* _Goal_
Drop the images; return everything else in the listing below exactly.
============================================================
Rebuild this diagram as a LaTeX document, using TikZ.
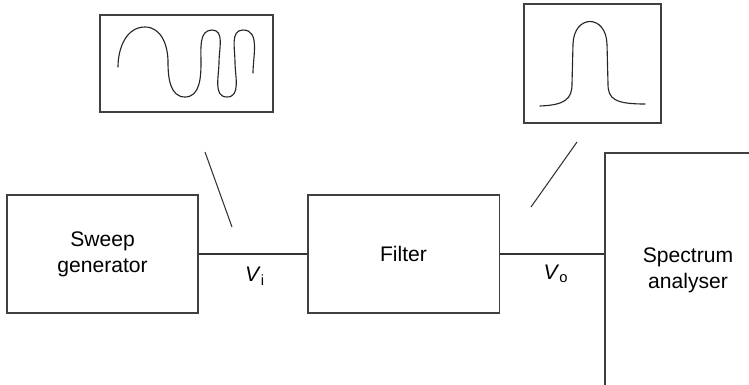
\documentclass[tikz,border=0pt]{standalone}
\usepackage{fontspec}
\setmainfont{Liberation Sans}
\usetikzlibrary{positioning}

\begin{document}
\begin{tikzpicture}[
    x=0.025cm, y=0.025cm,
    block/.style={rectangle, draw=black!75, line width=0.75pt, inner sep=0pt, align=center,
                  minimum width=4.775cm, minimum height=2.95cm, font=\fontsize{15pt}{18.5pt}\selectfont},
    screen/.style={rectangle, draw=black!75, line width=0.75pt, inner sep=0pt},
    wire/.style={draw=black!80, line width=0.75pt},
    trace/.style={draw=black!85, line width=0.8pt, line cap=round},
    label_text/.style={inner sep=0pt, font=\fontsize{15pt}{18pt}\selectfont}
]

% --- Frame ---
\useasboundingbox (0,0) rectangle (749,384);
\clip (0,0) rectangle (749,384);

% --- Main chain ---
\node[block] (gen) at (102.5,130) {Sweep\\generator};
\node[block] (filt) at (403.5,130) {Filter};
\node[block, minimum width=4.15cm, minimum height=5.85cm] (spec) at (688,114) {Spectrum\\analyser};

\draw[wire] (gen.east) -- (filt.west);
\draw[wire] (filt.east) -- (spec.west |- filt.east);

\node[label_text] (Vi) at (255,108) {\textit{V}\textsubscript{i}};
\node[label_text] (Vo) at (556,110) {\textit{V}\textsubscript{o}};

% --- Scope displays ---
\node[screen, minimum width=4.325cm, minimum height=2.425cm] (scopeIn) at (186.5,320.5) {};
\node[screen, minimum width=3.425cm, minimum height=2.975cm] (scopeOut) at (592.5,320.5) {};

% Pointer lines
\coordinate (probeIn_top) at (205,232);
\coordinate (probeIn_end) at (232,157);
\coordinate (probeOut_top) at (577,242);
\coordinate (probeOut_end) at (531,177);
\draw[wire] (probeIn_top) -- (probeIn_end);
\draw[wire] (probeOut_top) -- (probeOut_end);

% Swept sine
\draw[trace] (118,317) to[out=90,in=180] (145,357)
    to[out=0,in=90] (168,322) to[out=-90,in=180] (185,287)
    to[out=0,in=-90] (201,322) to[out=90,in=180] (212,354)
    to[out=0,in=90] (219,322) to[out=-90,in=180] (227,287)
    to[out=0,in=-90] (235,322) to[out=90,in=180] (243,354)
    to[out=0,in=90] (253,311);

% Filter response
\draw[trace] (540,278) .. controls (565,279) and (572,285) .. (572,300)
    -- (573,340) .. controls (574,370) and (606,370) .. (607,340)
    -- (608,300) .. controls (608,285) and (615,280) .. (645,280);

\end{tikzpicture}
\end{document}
============================================================
* _Exercise response_
Rebuild this diagram as a LaTeX document, using TikZ.
\documentclass[tikz,border=0pt]{standalone}
\usepackage{fontspec}
\setmainfont{Liberation Sans}
\usetikzlibrary{positioning}

\begin{document}
\begin{tikzpicture}[
    x=0.025cm, y=0.025cm,
    block/.style={rectangle, draw=black!75, line width=0.75pt, inner sep=0pt, align=center,
                  minimum width=4.775cm, minimum height=2.95cm, font=\fontsize{15pt}{18.5pt}\selectfont},
    screen/.style={rectangle, draw=black!75, line width=0.75pt, inner sep=0pt},
    wire/.style={draw=black!80, line width=0.75pt},
    trace/.style={draw=black!85, line width=0.8pt, line cap=round},
    label_text/.style={inner sep=0pt, font=\fontsize{15pt}{18pt}\selectfont}
]

% --- Frame ---
\useasboundingbox (0,0) rectangle (749,384);
\clip (0,0) rectangle (749,384);

% --- Main chain ---
\node[block] (gen) at (102.5,130) {Sweep\\generator};
\node[block] (filt) at (403.5,130) {Filter};
\node[block, minimum width=4.15cm, minimum height=5.85cm] (spec) at (688,114) {Spectrum\\analyser};

\draw[wire] (gen.east) -- (filt.west);
\draw[wire] (filt.east) -- (spec.west |- filt.east);

\node[label_text] (Vi) at (255,108) {\textit{V}\textsubscript{i}};
\node[label_text] (Vo) at (556,110) {\textit{V}\textsubscript{o}};

% --- Scope displays ---
\node[screen, minimum width=4.325cm, minimum height=2.425cm] (scopeIn) at (186.5,320.5) {};
\node[screen, minimum width=3.425cm, minimum height=2.975cm] (scopeOut) at (592.5,320.5) {};

% Pointer lines
\coordinate (probeIn_top) at (205,232);
\coordinate (probeIn_end) at (232,157);
\coordinate (probeOut_top) at (577,242);
\coordinate (probeOut_end) at (531,177);
\draw[wire] (probeIn_top) -- (probeIn_end);
\draw[wire] (probeOut_top) -- (probeOut_end);

% Swept sine
\draw[trace] (118,317) to[out=90,in=180] (145,357)
    to[out=0,in=90] (168,322) to[out=-90,in=180] (185,287)
    to[out=0,in=-90] (201,322) to[out=90,in=180] (212,354)
    to[out=0,in=90] (219,322) to[out=-90,in=180] (227,287)
    to[out=0,in=-90] (235,322) to[out=90,in=180] (243,354)
    to[out=0,in=90] (253,311);

% Filter response
\draw[trace] (540,278) .. controls (565,279) and (572,285) .. (572,300)
    -- (573,340) .. controls (574,370) and (606,370) .. (607,340)
    -- (608,300) .. controls (608,285) and (615,280) .. (645,280);

\end{tikzpicture}
\end{document}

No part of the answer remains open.